NIRD and service platform downtime on Thursday 22nd of August.

Update:

  • 2019-08-26 12:45: NIRD project areas are mounted on Fram login nodes.
  • 2019-08-25 14:15:Service Platform is up now, you can login now to NIRD and access your files.
    NIRD project areas will be reconnected to Fram tomorrow.
  • 2019-08-23 18:42: Vendor started a forced health check on the system which is taking more time then expected. We will re-open access to NIRD and Service Platform as soon as checks and rebuilds are finished.
  • 2019-08-23 08:05: Storage vendor has finished the hardware replacements and installation of new firmware on the storage system.
    We are currently monitoring the storage system together with the vendor.

Dear NIRD and Service Platform users,

We have a planned downtime on the 22nd of August, to replace some defective hardware. Systems will be taken offline starting from 08:00AM.

Engineer from storage vendor will assist us from the very first hour.

We expect the maintenance to finish in one and a half day.

NIRD projects will still be accessible during the maintenance

from login-trd.nird.sigma2.no but in read-only mode.

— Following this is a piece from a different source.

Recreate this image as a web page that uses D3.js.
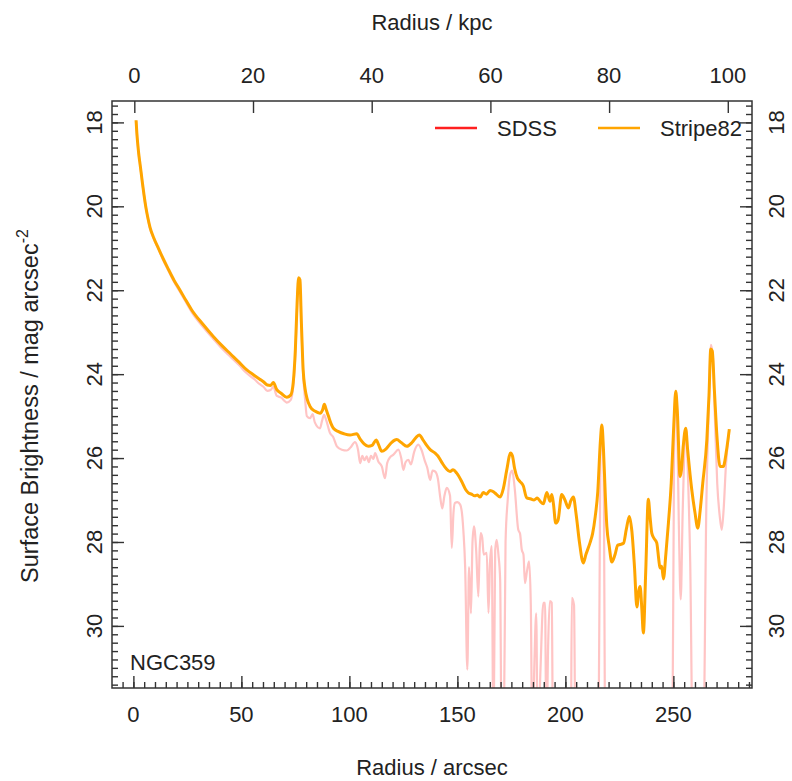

Will keep you updated here.

Sorry for the short notice.

Metacenter Operations

Fram machine room cooling problem

Dear Fram cluster users:

We have a problem with the cooling system in the Fram machine room,
due to this, we have to reduce the load on the cluster by reserving the entire cluster, which means no job will run.
We are sorry for the inconvenience, and we will keep you updated.

Update 2019.07.11 08:00: Fram should be fully operational again, we are monitoring the machine and releasing compute nodes back to production.

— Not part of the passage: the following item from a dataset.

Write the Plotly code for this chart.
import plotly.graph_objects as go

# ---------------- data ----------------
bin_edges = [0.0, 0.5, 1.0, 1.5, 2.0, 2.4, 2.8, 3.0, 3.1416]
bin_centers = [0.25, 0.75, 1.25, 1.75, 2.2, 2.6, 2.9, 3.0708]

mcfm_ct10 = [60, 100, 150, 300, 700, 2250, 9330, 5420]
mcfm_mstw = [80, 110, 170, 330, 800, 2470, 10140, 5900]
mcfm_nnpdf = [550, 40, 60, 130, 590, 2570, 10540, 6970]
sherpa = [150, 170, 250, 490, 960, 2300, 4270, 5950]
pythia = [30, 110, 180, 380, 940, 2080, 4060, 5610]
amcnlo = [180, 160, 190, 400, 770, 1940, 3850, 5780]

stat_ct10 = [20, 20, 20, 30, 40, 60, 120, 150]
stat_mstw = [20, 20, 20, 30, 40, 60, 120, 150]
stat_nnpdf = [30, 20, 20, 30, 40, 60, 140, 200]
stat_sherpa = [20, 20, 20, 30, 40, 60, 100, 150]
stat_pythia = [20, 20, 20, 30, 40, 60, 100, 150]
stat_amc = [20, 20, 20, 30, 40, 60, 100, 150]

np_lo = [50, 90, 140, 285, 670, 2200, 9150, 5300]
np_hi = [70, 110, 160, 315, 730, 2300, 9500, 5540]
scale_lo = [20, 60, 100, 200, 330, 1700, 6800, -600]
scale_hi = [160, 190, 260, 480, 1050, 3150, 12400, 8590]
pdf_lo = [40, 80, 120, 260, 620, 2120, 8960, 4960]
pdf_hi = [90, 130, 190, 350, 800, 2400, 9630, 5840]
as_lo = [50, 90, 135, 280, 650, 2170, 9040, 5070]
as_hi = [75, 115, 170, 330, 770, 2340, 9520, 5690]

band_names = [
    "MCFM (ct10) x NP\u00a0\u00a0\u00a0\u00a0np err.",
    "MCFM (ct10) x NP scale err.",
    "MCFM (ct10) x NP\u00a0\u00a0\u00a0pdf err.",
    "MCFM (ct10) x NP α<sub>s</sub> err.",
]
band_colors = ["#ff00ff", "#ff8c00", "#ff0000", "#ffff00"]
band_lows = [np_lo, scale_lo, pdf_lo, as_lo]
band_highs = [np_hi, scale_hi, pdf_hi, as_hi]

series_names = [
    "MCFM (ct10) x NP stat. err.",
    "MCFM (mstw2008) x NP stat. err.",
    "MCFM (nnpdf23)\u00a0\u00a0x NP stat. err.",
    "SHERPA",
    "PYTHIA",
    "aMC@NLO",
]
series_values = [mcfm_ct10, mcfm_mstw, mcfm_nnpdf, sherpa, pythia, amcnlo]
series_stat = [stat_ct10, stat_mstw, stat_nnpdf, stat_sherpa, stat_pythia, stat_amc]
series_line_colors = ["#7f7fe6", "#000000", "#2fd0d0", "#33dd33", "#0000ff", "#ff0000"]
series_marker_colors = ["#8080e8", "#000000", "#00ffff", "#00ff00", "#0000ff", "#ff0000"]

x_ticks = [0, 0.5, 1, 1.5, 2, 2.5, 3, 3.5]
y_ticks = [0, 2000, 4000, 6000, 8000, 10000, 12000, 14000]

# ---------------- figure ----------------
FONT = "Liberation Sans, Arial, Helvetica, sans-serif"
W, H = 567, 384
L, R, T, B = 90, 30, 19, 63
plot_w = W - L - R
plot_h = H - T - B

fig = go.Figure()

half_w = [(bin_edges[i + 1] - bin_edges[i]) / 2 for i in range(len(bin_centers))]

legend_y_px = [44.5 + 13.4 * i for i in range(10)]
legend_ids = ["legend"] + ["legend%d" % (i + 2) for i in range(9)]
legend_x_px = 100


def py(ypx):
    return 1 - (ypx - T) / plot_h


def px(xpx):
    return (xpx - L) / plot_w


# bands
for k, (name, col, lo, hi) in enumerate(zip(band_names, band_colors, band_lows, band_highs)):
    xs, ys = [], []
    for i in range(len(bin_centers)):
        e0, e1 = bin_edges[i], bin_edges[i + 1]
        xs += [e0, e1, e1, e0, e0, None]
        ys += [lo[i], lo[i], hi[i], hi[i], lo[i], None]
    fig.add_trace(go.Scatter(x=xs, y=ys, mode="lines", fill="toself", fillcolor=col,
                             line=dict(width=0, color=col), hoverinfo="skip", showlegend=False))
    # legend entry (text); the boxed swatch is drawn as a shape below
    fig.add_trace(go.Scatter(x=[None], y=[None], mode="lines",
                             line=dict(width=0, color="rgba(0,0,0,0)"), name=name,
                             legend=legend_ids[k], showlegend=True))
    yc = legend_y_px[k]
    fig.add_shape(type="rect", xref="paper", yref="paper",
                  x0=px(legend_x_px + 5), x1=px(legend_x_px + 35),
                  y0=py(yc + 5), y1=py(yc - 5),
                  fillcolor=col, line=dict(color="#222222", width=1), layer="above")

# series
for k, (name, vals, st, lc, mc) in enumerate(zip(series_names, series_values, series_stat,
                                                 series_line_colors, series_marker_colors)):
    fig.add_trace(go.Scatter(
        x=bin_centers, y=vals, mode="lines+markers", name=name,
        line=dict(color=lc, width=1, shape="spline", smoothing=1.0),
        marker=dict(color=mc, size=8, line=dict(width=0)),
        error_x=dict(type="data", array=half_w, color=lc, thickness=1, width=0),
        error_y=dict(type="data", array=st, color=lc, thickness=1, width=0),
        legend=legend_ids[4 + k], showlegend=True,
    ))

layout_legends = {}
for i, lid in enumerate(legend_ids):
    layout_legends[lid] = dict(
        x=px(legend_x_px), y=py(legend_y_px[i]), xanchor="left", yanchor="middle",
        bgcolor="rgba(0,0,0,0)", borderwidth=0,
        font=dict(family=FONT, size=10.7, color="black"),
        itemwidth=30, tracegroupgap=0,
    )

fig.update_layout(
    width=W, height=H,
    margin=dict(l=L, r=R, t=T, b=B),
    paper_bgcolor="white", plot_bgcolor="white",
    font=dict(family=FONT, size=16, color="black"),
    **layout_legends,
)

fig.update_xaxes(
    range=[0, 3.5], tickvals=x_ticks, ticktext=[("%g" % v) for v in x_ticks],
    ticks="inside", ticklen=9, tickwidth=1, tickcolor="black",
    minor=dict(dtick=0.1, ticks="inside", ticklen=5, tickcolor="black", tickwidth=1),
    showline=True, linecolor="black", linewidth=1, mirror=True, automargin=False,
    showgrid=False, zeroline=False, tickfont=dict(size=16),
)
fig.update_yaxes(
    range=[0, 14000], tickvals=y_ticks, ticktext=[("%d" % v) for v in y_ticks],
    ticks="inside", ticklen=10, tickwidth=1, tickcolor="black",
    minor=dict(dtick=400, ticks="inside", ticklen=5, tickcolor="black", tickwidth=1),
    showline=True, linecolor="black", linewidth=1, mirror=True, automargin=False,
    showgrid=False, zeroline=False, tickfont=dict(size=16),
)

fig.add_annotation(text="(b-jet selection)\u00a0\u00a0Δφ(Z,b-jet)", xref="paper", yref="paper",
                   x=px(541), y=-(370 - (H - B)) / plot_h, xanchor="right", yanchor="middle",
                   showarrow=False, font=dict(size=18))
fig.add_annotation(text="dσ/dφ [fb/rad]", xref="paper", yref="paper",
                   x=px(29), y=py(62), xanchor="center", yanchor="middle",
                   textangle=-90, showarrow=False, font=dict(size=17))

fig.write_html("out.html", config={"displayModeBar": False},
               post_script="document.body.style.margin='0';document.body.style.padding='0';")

Update 14:55: Some of the nodes are crashed, which means it’s possible that  some of the jobs get killed

Update 2019.07.03 10:55:  To keep the machine room temperature reasonably low with only one working CDU, we have kept 495 nodes in maintenance state while 197 nodes are in downstate, we will monitor the power consumption in the machine room and release more nodes accordingly.

Update 2019.07.08 11:55:  Fram is expected to be back to full its full capacity on Wednesday, 2019.07.10.

NIRD and Service Platform downtime – 26.06.2019

  • 2019-07-02 08:00: All Service Platform services resumed. It might be that some of the services are not properly working and need to be restarted after the maintenance. If you experience any problem with your service, please do not hesitate to contact us asap.
  • 2019-06-27 19:58: NIRD filesystems are mounted back to Fram.
  • 2019-06-27 19:46: NIRD login nodes are started back now, you may login and access your files stored on NIRD.
    Remaining Service Platform services will be started tomorrow morning.
  • 2019-06-27 09:54: We are starting back and testing the file system now.
  • 2019-06-26 22:08: All hardware replacements are done now and the storage system is monitored for any signs of instability. Starting back of the filesystem is planned for tomorrow morning. We will keep you updated.
  • 2019-06-26 14:05: Vendor is meticulously checking each NIRD storage component and decided to replace main controller chassis.
    In the mean time we are applying firmware updates on the Service Platform to improve stability and security.
  • 2019-06-26 08:15: Maintenance has started.

Dear NIRD and Service Platform User,

We have a planned downtime on the 26th of June, Wednesday next week, to replace some defective hardware. Systems will taken offline starting from 08:00AM.

Engineer from storage vendor will assist us from the very first hour.

We expect the maintenance to finish in one day.
Will keep you updated here.

Metacenter Operations

Fram development queue

Dear Fram User,

As of today we have adjusted the queue system policies to facilitate code development and testing on Fram and meanwhile limit possible misuse of devel queue.

devel is now adjusted to allow:

  • max 4 node jobs
  • max 30 minutes wall time
  • max 1 job per user

We have additionally introduced a short queue with following settings:

  • max 10 node jobs
  • max 120 minutes wall time
  • max 2 jobs per user

We will continue to monitor and improve the queue system. Please stay tuned.
You may find more information here.

Metacenter Operations

Fram MDS patched

Dear Fram User,

This morning around 09:05, once again has the Fram metadata server crashed and likely had impact on running jobs.

A mitigating patch was delivered by the vendor yesterday and we used this opportunity to apply it on our metadata servers.

We will keep the system closely monitored and cooperate with the vendor on further stabilizing the system.

Apologies for any inconvenience this may have caused!